Welcome, Smeesue, and I hope you'll be able to get to the Stornoway meeting.  I'll just re-iterate what everyone else has said regarding getting hold of local bees - they're lovely to work with and buying locally helps to stop mainland problems spreading to the isles.  If you can't get to Stornoway, if you PM me I'll send contact details.

----------


## POPZ

Smeesue ?? I wonder what that stands for??

 I just want to welcome you on the forum and hope you find it both instructive and enjoyable. Great to see that you have already asked a very sensible question, got some answers and hopefully you keep that up - lots of questions with some differing answers, but that is the joy of beekeeping!

All the best, and welcome aboard. POPZ

----------


## kennycreed

hi smeesue, maybe someone at the meeting on moday might have some bees to spare in june,,july if they dont want to keep doubling up, those bees would have been bred in the island and should be more adjusted,,after the cold this winter and spring I am going to cover all my hives in bubble wrap for next winter,,might see you at the meeting,,kenny

----------


## gavin

Did the meeting go well last night?

----------


## Cal

Hi - just joined after I was looking for info on beekeeping in Lewis.  We are moving up to the westside in June/July, and I had wondered if any beekeeping went on there.  I  completed the beginners course with the Edinburgh group last year, but haven't started keeping bees as yet. Very excited to read this thread and see that it does actually happen.

----------


## kennycreed

> Did the meeting go well last night?


Hi Gavin, eight to ten turned up, I can't be sure, as they were moving around to keep warm, BUT!! the guy with the key to the shed didn't turn up, so we had a wee yarn beside the road untill the wind kind of blew us away. We're still looking for the guy with the key to give him a severe talking to

----------


## gavin

Kenny and All

When I read this with my coffee this morning - and please, nobody take offence - there was a small explosion as I thought that this was the most entertaining thing I'd seen for a long while!  You paint such a vivid picture Kenny, with such humour.  A private correspondent has likened it to the writing of the great Flann O'Brien.  If I knew how to put five gold stars up there I would.

So - I am sorry that the meeting ended that way (couldn't you adjourn to the pub?!) and hope that you can try again soon (after you track down the man with the key!).

G.

----------


## kennycreed

> Kenny and All
> 
> When I read this with my coffee this morning - and please, nobody take offence - there was a small explosion as I thought that this was the most entertaining thing I'd seen for a long while!  You paint such a vivid picture Kenny, with such humour.  A private correspondent has likened it to the writing of the great Flann O'Brien.  If I knew how to put five gold stars up there I would.
> 
> So - I am sorry that the meeting ended that way (couldn't you adjourn to the pub?!) and hope that you can try again soon (after you track down the man with the key!).
> 
> G.


Aye, the pub was the first place we went to look for him, and after a while nobody could remember what we went there in the first place for, so we left it like that hoping somebody would remember in the morning

----------


## gavin

Kenny - do let me know if you ever decide to write a book.  I'll be first in the queue at the bookshop.  Perhaps in the meantime you'd like to start your own Blog?

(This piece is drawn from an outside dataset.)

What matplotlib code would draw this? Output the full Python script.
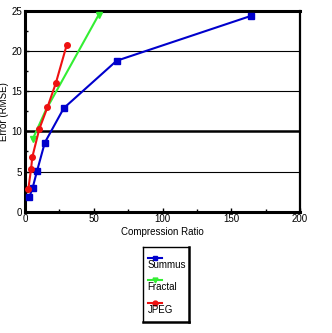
import matplotlib
matplotlib.use("Agg")
import matplotlib.pyplot as plt
from matplotlib.ticker import MultipleLocator

plt.rcParams['font.family'] = ['Liberation Sans', 'DejaVu Sans']

# data
summus_x = [3.1, 5.6, 8.8, 14.4, 28.2, 66.6, 164.5]
summus_y = [1.8, 3.0, 5.1, 8.6, 12.9, 18.8, 24.4]
fractal_x = [5.5, 15.0, 53.5]
fractal_y = [9.0, 12.6, 24.5]
jpeg_x = [2.4, 4.4, 5.3, 10.4, 16.3, 22.4, 30.4]
jpeg_y = [2.8, 5.3, 6.8, 10.3, 13.0, 16.0, 20.8]

series = [
    ("Summus", summus_x, summus_y, "#0000cc", "s", None),
    ("Fractal", fractal_x, fractal_y, "#33ee33", "v", [0, 2]),
    ("JPEG", jpeg_x, jpeg_y, "#ee1111", "o", None),
]

fig = plt.figure(figsize=(3.32, 3.33), dpi=100)
ax = fig.add_axes([25 / 332, 1 - 211.7 / 333, 275 / 332, 200.7 / 333])

for y in [5, 15, 20]:
    ax.axhline(y, color='black', linewidth=0.8, zorder=1)
ax.axhline(10, color='black', linewidth=1.8, zorder=1)

for name, xs, ys, col, mk, me in series:
    ax.plot(xs, ys, color=col, linewidth=1.5, marker=mk, markersize=4,
            markevery=me, zorder=3, clip_on=False)

ax.set_xlim(0, 200)
ax.set_ylim(0, 25)
ax.xaxis.set_major_locator(MultipleLocator(50))
ax.xaxis.set_minor_locator(MultipleLocator(25))
ax.yaxis.set_major_locator(MultipleLocator(5))
ax.yaxis.set_minor_locator(MultipleLocator(2.5))
ax.tick_params(which='major', direction='in', length=3, width=1, labelsize=7, pad=2)
ax.tick_params(which='minor', direction='in', length=2, width=1)

ax.spines['left'].set_linewidth(2.2)
ax.spines['bottom'].set_linewidth(2.2)
ax.spines['top'].set_linewidth(2.2)
ax.spines['right'].set_linewidth(1.6)

ax.set_xlabel('Compression Ratio', fontsize=7, labelpad=2)
ax.set_ylabel('Error (RMSE)', fontsize=7)
ax.yaxis.set_label_coords(-0.06, 0.5)

# legend box drawn by hand: marker line above each label
lax = fig.add_axes([143 / 332, 1 - 322 / 333, 46 / 332, 75 / 333])
lax.set_xlim(0, 1)
lax.set_ylim(0, 1)
lax.set_xticks([])
lax.set_yticks([])
for s in ['left', 'top']:
    lax.spines[s].set_linewidth(1)
for s in ['right', 'bottom']:
    lax.spines[s].set_linewidth(1.8)
for i, (name, xs, ys, col, mk, me) in enumerate(series):
    yl = 0.86 - i * 0.3
    lax.plot([0.1, 0.42], [yl, yl], color=col, linewidth=1.5)
    lax.plot([0.26], [yl], color=col, marker=mk, markersize=3.5)
    lax.text(0.1, yl - 0.03, name, fontsize=7, va='top', ha='left')

fig.savefig('out.png', dpi=100)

I'm now off to Camserney in remote (well it seems like that to me) Highland Perthshire to give them pretty much the same talk they had last year.  Let's hope that their memories are short and that they think I have new things to say.  As far as I recall it is a woman who comes with the key for this particular hut, so I have no fear that _she_ will forget.

----------


## jennelaine7

Hello all,

I moved to Lewis a year ago and am expecting some family from the States to come for a visit this coming week.  My aunt is a new beekeeper living in North Carolina and is interested in meeting up with a Lewis beekeeper.  Thought I'd check here to see if anyone would be interested in giving her some time in the next 5 days or so?
Thanks!

Jenn

----------


## kennycreed

HAY!! Jennelaine, What's she like?? Will she take a dram??

----------


## Alvearium

Very sorry to hear that the meeting didn't come off. You have been given a lot of sensible advice about the bees to get. They will be a fairly dark colour (of course) and if anyone does some wing morphometry they will show certain characteristics already posted on other parts of the forum. An old friend of mine is retiring from teaching and leaving the Western Isles. He has complained that over the past 25 years the weather has become windier and wetter so you need a local bee more than ever! These bees will fly in poor conditions.......wing morphometry is basically measuring those larger wings. They will have a smaller brood nest area and will gather pollen at every opportunity and place it close to the brood nest and even under and in the brood nest area. They will readily stop and start brood rearing depending on weather and forage available and so conserve their stores. They are likely to have drones flying in cooler conditions and mate close to the apiaries. If you can source bees like that they will be worth their weight in gold. They may not produce massive crops of honey but will get honey even in the bad years and will be able to look after themselves. I have seen just how unsuitable some bees can be in the Highlands. Many years ago I saw a stock of Italian bees eat themselves out of stores and die of starvation in November. Looking into a single brood box of wintering local bees alongside, there was no sign of any bees. They were tightly clustered hidden under a canopy of honey. 
Alvearium

----------


## Neonach

Alvearium's observations about Amm and characteristics that are well suited to Outer Hebrides correspond with my own experience. I should say that I have no experience of other types of honey bee, but I have certainly noticed how Amm are very good at starting and stopping brood-raising (I've learnt not to panick that I must have lost the Queen!) when a storm sets in for more than a few days, and survive the winter by compacting down to a very tight ball; yet on a still sunny winter day they will be out and about doing some house-cleaning - a really cheering sight!

----------